■ Data

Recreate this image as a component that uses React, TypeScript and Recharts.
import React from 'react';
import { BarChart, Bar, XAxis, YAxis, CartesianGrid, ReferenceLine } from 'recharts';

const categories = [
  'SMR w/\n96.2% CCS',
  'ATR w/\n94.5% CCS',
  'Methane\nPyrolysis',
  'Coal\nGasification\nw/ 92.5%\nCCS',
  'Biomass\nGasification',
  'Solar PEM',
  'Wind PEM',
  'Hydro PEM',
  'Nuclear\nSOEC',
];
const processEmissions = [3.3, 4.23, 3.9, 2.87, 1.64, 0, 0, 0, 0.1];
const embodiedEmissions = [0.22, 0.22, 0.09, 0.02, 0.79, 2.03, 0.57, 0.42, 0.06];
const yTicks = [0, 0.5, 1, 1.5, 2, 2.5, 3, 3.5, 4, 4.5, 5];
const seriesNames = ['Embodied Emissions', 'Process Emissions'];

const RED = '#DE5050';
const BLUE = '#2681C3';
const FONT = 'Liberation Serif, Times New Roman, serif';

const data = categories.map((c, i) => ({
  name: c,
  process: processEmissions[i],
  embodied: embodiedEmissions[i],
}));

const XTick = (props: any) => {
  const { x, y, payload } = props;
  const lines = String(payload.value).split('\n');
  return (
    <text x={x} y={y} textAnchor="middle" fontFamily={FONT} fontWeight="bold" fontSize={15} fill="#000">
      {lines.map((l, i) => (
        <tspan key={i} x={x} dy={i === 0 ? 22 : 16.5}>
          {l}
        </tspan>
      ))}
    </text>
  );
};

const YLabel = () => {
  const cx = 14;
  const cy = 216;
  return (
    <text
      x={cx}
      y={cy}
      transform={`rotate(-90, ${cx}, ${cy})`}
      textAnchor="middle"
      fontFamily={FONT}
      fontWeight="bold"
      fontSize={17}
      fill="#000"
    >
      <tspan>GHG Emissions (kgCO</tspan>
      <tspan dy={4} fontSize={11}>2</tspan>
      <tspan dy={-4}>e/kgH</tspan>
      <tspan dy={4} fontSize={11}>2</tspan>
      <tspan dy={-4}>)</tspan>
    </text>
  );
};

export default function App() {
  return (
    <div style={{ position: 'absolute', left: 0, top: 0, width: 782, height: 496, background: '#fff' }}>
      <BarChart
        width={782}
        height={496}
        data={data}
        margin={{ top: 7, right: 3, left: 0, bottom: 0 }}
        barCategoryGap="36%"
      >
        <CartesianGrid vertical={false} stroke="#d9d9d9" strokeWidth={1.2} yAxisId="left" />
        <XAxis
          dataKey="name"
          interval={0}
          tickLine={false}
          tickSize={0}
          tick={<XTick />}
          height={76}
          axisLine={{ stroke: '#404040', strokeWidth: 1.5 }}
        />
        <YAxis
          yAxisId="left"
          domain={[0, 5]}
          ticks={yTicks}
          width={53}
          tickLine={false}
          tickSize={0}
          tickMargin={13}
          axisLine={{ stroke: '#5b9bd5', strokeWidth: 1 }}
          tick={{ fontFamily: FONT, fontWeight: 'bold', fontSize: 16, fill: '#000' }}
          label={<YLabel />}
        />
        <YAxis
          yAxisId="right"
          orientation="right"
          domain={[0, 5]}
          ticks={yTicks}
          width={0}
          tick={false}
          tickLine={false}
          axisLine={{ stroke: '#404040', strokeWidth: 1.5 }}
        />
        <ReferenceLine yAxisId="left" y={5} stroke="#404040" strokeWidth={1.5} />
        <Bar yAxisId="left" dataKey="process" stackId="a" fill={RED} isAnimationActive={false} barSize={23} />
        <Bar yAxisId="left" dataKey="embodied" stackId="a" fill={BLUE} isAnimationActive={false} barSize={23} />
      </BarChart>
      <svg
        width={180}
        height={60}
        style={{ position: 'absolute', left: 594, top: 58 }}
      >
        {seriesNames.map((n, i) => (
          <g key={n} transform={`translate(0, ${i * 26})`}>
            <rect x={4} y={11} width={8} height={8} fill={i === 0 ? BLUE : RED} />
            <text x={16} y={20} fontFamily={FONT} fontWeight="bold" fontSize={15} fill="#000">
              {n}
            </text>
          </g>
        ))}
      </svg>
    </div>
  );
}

■ Work to do
Transcribe the material above word for word.

■ Expected output
Recreate this image as a component that uses React, TypeScript and Recharts.
import React from 'react';
import { BarChart, Bar, XAxis, YAxis, CartesianGrid, ReferenceLine } from 'recharts';

const categories = [
  'SMR w/\n96.2% CCS',
  'ATR w/\n94.5% CCS',
  'Methane\nPyrolysis',
  'Coal\nGasification\nw/ 92.5%\nCCS',
  'Biomass\nGasification',
  'Solar PEM',
  'Wind PEM',
  'Hydro PEM',
  'Nuclear\nSOEC',
];
const processEmissions = [3.3, 4.23, 3.9, 2.87, 1.64, 0, 0, 0, 0.1];
const embodiedEmissions = [0.22, 0.22, 0.09, 0.02, 0.79, 2.03, 0.57, 0.42, 0.06];
const yTicks = [0, 0.5, 1, 1.5, 2, 2.5, 3, 3.5, 4, 4.5, 5];
const seriesNames = ['Embodied Emissions', 'Process Emissions'];

const RED = '#DE5050';
const BLUE = '#2681C3';
const FONT = 'Liberation Serif, Times New Roman, serif';

const data = categories.map((c, i) => ({
  name: c,
  process: processEmissions[i],
  embodied: embodiedEmissions[i],
}));

const XTick = (props: any) => {
  const { x, y, payload } = props;
  const lines = String(payload.value).split('\n');
  return (
    <text x={x} y={y} textAnchor="middle" fontFamily={FONT} fontWeight="bold" fontSize={15} fill="#000">
      {lines.map((l, i) => (
        <tspan key={i} x={x} dy={i === 0 ? 22 : 16.5}>
          {l}
        </tspan>
      ))}
    </text>
  );
};

const YLabel = () => {
  const cx = 14;
  const cy = 216;
  return (
    <text
      x={cx}
      y={cy}
      transform={`rotate(-90, ${cx}, ${cy})`}
      textAnchor="middle"
      fontFamily={FONT}
      fontWeight="bold"
      fontSize={17}
      fill="#000"
    >
      <tspan>GHG Emissions (kgCO</tspan>
      <tspan dy={4} fontSize={11}>2</tspan>
      <tspan dy={-4}>e/kgH</tspan>
      <tspan dy={4} fontSize={11}>2</tspan>
      <tspan dy={-4}>)</tspan>
    </text>
  );
};

export default function App() {
  return (
    <div style={{ position: 'absolute', left: 0, top: 0, width: 782, height: 496, background: '#fff' }}>
      <BarChart
        width={782}
        height={496}
        data={data}
        margin={{ top: 7, right: 3, left: 0, bottom: 0 }}
        barCategoryGap="36%"
      >
        <CartesianGrid vertical={false} stroke="#d9d9d9" strokeWidth={1.2} yAxisId="left" />
        <XAxis
          dataKey="name"
          interval={0}
          tickLine={false}
          tickSize={0}
          tick={<XTick />}
          height={76}
          axisLine={{ stroke: '#404040', strokeWidth: 1.5 }}
        />
        <YAxis
          yAxisId="left"
          domain={[0, 5]}
          ticks={yTicks}
          width={53}
          tickLine={false}
          tickSize={0}
          tickMargin={13}
          axisLine={{ stroke: '#5b9bd5', strokeWidth: 1 }}
          tick={{ fontFamily: FONT, fontWeight: 'bold', fontSize: 16, fill: '#000' }}
          label={<YLabel />}
        />
        <YAxis
          yAxisId="right"
          orientation="right"
          domain={[0, 5]}
          ticks={yTicks}
          width={0}
          tick={false}
          tickLine={false}
          axisLine={{ stroke: '#404040', strokeWidth: 1.5 }}
        />
        <ReferenceLine yAxisId="left" y={5} stroke="#404040" strokeWidth={1.5} />
        <Bar yAxisId="left" dataKey="process" stackId="a" fill={RED} isAnimationActive={false} barSize={23} />
        <Bar yAxisId="left" dataKey="embodied" stackId="a" fill={BLUE} isAnimationActive={false} barSize={23} />
      </BarChart>
      <svg
        width={180}
        height={60}
        style={{ position: 'absolute', left: 594, top: 58 }}
      >
        {seriesNames.map((n, i) => (
          <g key={n} transform={`translate(0, ${i * 26})`}>
            <rect x={4} y={11} width={8} height={8} fill={i === 0 ? BLUE : RED} />
            <text x={16} y={20} fontFamily={FONT} fontWeight="bold" fontSize={15} fill="#000">
              {n}
            </text>
          </g>
        ))}
      </svg>
    </div>
  );
}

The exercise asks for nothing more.